Penyebab fenomena dosen sekolah S3 tetapi
masih tetap melaksanakan Tri Darma PT di kampus yang lain adalah faktor
simbiosis mutualisme, yaitu hubungan interaksi yang saling
menguntungkan kedua belah pihak. Siapakah kedua belah pihak yang
dimaksud? Mereka adalah perguruan tinggi (universitas/fakultas/jurusan)
dan dosen yang sedang studi lanjut. Hubungan saling menguntungkan yang
terjadi adalah bagi dosen yang sedang studi lanjut masih dapat
melaksanakan Tri Dharma PT dan memperoleh hak-hak mereka sebagai dosen
profesional sedangkan bagi perguruan tinggi sepertinya mereka memperoleh
keuntungan dari status ijin belajar dosen yang studi lanjut karena
fakultas/jurusan tidak perlu direpotkan mencari pengganti dosen pengampu
mata kuliah yang ditinggalkan oleh dosen yang bersangkutan selama
sekolah. Jadi sepertinya mereka berprinsip selama masih bisa dipasang
mengajar, kenapa tidak???…….. Kondisi ini diperkuat dengan semakin
banyaknya program doktor di Indonesia sehingga bisa menempuh pendidikan
doktor di kota atau wilayah sendiri, semakin memperkuat “anggapan” studi
lanjut secara “sambilan” itu.
Lantas bagaimana dengan dosen dosen yang
studi di luar negeri tetapi masih tetap aktif mengajar dan menjabat
struktural di kampus? Entahlah…..mungkin mereka adalah orang-orang
pilihan, manusia super, manusia setengah dewa….

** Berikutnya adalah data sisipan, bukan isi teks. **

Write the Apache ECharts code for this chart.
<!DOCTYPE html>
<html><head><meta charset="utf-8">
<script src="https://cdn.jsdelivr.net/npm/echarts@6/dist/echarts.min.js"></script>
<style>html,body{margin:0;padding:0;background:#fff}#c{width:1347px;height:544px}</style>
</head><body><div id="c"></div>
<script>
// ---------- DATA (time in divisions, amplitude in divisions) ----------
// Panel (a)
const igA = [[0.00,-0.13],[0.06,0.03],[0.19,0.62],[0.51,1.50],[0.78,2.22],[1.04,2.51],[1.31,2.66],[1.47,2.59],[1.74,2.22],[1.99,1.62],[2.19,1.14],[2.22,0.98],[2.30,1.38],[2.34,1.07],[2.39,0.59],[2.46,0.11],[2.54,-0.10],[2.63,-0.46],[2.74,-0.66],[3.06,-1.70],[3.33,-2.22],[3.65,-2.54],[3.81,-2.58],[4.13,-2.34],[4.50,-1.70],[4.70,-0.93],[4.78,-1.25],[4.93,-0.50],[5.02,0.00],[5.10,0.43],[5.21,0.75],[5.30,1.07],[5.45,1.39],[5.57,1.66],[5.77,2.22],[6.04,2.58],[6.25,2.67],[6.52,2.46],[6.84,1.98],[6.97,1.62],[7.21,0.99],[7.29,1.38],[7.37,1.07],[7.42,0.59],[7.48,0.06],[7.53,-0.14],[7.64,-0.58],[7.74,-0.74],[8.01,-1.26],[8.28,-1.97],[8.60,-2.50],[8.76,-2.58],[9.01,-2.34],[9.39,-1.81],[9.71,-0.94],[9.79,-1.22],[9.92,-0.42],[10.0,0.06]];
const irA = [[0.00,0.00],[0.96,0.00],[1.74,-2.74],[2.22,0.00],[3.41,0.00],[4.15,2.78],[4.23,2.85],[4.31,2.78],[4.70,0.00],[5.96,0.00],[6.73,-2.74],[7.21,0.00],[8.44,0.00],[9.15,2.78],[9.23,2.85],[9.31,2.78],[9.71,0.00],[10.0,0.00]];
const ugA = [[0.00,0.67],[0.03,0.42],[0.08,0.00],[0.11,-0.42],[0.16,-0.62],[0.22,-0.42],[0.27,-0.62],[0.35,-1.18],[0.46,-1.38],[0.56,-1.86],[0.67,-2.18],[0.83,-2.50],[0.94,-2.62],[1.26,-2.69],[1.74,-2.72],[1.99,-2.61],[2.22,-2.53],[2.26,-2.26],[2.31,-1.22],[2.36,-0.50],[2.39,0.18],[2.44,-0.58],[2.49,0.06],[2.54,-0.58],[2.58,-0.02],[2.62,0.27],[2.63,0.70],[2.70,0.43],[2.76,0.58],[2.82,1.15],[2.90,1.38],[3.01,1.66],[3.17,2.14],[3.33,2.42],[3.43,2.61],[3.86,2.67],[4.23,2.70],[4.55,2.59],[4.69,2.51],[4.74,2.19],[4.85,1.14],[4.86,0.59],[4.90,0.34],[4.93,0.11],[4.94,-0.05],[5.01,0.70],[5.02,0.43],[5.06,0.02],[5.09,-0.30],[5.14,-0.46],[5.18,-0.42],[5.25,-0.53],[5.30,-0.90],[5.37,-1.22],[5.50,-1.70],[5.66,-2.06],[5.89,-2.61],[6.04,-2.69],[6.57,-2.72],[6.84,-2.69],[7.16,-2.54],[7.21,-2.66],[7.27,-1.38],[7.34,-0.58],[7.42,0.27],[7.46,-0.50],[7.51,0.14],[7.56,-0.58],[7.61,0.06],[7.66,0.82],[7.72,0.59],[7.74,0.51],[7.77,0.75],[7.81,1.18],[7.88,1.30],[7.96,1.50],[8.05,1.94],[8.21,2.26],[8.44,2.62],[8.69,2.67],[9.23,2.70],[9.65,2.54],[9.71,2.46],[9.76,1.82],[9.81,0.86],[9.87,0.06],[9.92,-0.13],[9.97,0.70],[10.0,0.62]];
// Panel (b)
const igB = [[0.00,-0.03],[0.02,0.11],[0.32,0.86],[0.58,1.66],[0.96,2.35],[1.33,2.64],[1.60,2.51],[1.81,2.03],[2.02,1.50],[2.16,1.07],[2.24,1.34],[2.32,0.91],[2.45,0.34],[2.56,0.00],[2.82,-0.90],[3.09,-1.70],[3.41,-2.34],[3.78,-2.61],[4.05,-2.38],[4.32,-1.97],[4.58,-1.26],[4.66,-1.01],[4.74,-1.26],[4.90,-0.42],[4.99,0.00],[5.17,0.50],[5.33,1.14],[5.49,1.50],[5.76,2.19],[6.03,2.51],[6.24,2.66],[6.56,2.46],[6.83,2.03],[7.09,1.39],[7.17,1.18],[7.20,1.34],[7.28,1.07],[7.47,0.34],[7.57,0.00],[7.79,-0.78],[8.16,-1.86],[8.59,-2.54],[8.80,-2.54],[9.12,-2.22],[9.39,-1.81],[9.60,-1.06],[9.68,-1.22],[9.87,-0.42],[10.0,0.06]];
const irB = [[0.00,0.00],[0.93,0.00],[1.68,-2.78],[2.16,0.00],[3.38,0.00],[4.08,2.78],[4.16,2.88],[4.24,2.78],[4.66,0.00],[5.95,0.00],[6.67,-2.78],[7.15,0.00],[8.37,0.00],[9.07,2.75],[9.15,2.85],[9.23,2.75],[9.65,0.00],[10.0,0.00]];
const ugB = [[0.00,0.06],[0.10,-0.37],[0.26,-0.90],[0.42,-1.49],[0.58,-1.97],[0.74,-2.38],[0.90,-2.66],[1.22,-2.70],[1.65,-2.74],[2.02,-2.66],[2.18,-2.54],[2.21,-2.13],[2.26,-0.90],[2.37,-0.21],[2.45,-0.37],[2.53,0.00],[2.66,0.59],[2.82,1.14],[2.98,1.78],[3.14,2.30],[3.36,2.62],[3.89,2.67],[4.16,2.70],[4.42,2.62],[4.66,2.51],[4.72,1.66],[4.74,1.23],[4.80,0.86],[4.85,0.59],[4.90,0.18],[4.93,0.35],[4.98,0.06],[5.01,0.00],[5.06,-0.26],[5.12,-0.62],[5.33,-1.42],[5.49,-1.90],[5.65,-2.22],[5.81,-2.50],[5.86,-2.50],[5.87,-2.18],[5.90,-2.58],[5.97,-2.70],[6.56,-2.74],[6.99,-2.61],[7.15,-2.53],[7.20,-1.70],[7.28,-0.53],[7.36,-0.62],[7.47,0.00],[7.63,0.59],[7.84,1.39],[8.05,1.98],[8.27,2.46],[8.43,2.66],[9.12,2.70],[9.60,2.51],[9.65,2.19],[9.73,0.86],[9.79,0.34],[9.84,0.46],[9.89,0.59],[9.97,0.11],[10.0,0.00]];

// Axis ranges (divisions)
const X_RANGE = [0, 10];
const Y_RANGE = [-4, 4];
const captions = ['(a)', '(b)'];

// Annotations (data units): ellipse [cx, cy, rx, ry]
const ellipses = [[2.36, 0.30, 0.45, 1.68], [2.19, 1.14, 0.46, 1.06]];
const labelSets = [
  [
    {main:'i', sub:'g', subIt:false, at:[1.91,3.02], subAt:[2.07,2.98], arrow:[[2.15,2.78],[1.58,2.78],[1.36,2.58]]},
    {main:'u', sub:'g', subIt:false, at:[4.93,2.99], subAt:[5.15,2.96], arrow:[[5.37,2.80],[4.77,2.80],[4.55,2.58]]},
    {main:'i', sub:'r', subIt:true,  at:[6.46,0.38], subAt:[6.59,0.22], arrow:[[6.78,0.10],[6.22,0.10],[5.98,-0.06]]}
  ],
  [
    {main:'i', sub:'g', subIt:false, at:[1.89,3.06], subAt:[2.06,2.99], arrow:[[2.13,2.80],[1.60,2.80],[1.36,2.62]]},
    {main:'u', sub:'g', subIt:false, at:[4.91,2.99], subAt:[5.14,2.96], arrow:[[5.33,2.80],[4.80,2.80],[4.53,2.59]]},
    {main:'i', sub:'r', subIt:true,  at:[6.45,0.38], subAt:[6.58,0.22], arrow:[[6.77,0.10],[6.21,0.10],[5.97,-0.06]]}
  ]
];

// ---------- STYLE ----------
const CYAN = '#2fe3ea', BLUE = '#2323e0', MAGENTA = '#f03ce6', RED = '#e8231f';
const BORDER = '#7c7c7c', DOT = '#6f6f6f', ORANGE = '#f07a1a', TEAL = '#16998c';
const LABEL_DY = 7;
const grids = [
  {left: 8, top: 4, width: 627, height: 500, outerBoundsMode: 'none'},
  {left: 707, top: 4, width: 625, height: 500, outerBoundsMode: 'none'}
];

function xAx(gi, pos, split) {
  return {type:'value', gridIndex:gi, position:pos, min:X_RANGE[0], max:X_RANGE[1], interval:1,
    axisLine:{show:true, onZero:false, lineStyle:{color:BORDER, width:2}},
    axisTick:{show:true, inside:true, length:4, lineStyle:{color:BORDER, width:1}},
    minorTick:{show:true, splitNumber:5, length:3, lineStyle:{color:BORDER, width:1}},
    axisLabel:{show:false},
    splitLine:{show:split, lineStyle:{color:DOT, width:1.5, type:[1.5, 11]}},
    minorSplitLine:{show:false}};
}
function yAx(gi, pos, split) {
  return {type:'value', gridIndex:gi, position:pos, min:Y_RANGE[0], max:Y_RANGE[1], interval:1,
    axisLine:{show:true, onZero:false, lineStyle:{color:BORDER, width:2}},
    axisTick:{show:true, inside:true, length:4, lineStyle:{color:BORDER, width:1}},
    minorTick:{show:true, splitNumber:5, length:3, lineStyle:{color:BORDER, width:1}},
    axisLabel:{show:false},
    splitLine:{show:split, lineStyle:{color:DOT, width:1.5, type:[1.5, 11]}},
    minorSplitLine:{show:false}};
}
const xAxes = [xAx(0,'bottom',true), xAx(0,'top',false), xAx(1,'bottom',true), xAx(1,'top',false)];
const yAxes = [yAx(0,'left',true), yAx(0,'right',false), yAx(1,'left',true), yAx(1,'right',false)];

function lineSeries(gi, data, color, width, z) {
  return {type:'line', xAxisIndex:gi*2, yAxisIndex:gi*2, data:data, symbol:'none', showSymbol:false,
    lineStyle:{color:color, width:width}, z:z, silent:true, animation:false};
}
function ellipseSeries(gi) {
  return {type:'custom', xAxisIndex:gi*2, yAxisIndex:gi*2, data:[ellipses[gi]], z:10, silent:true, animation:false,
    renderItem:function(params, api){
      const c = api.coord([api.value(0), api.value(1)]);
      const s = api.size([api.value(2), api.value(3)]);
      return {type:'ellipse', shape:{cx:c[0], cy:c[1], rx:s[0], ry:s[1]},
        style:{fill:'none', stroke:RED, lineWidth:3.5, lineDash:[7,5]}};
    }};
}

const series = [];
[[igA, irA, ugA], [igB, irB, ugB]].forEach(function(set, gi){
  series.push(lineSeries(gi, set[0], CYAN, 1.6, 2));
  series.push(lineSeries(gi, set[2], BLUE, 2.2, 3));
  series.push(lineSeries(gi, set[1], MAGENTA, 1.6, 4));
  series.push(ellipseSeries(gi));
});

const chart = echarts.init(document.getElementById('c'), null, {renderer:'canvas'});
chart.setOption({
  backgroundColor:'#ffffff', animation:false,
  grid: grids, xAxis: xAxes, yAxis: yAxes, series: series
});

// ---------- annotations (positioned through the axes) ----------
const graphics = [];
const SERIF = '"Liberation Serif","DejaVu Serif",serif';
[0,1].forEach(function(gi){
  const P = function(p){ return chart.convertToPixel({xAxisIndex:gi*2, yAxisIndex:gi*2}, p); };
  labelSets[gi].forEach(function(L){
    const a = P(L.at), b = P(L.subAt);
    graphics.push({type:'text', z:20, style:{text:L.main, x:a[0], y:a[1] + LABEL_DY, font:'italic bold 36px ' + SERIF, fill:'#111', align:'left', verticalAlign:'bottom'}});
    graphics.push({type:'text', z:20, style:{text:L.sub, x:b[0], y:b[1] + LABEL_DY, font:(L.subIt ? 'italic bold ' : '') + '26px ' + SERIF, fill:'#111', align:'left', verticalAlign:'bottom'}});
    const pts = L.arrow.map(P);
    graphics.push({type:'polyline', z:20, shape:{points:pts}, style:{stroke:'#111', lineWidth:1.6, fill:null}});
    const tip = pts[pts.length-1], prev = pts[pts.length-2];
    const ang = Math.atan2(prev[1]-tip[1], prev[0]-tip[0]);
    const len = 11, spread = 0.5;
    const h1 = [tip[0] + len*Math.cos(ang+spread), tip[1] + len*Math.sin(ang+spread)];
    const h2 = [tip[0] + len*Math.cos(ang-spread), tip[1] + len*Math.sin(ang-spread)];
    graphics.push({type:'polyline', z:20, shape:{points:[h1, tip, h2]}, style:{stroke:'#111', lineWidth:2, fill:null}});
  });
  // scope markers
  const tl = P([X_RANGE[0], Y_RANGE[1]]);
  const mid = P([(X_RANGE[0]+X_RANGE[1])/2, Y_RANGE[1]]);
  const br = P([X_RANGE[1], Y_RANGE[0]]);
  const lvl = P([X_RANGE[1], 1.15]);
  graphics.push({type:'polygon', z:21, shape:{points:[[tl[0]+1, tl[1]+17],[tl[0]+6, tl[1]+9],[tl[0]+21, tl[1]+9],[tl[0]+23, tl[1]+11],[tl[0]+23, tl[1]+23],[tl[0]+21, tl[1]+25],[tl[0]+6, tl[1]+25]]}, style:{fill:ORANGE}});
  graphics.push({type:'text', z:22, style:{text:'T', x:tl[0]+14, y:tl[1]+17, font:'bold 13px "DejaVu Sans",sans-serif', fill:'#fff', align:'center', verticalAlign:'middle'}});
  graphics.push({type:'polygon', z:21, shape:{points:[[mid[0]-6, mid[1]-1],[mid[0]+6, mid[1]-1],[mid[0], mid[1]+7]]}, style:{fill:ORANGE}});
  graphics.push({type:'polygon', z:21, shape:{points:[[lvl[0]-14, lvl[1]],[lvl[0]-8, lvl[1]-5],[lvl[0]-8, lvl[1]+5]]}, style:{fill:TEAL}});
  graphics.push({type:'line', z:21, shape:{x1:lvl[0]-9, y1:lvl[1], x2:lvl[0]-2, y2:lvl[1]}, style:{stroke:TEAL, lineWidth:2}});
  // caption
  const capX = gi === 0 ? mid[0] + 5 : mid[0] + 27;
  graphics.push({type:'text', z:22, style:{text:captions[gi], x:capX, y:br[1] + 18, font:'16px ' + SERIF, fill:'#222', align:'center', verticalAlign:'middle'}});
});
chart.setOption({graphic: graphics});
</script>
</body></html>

Tulisan ini adalah opini saya terhadap
fenomena dosen sekolah S3 tetapi masih tetap melaksanakan Tri Darma PT
di kampus berdasarkan dari observasi saya bertahun-tahun serta
pengalaman pribadi saya menolak tawaran dari universitas saya untuk
tetap mengajar di kampus sembari menempuh studi S3 saya di Thailand.
Alasan saya menolak adalah karena mengajar bukan hanya sekedar
menggugurkan kewajiban menyampaikan materi kepada mahasiwa, tetapi lebih
kepada rasa tanggung jawab moral terhadap tingkat pemahaman dari
mahasiswa terhadap materi kuliah yang saya sampaikan.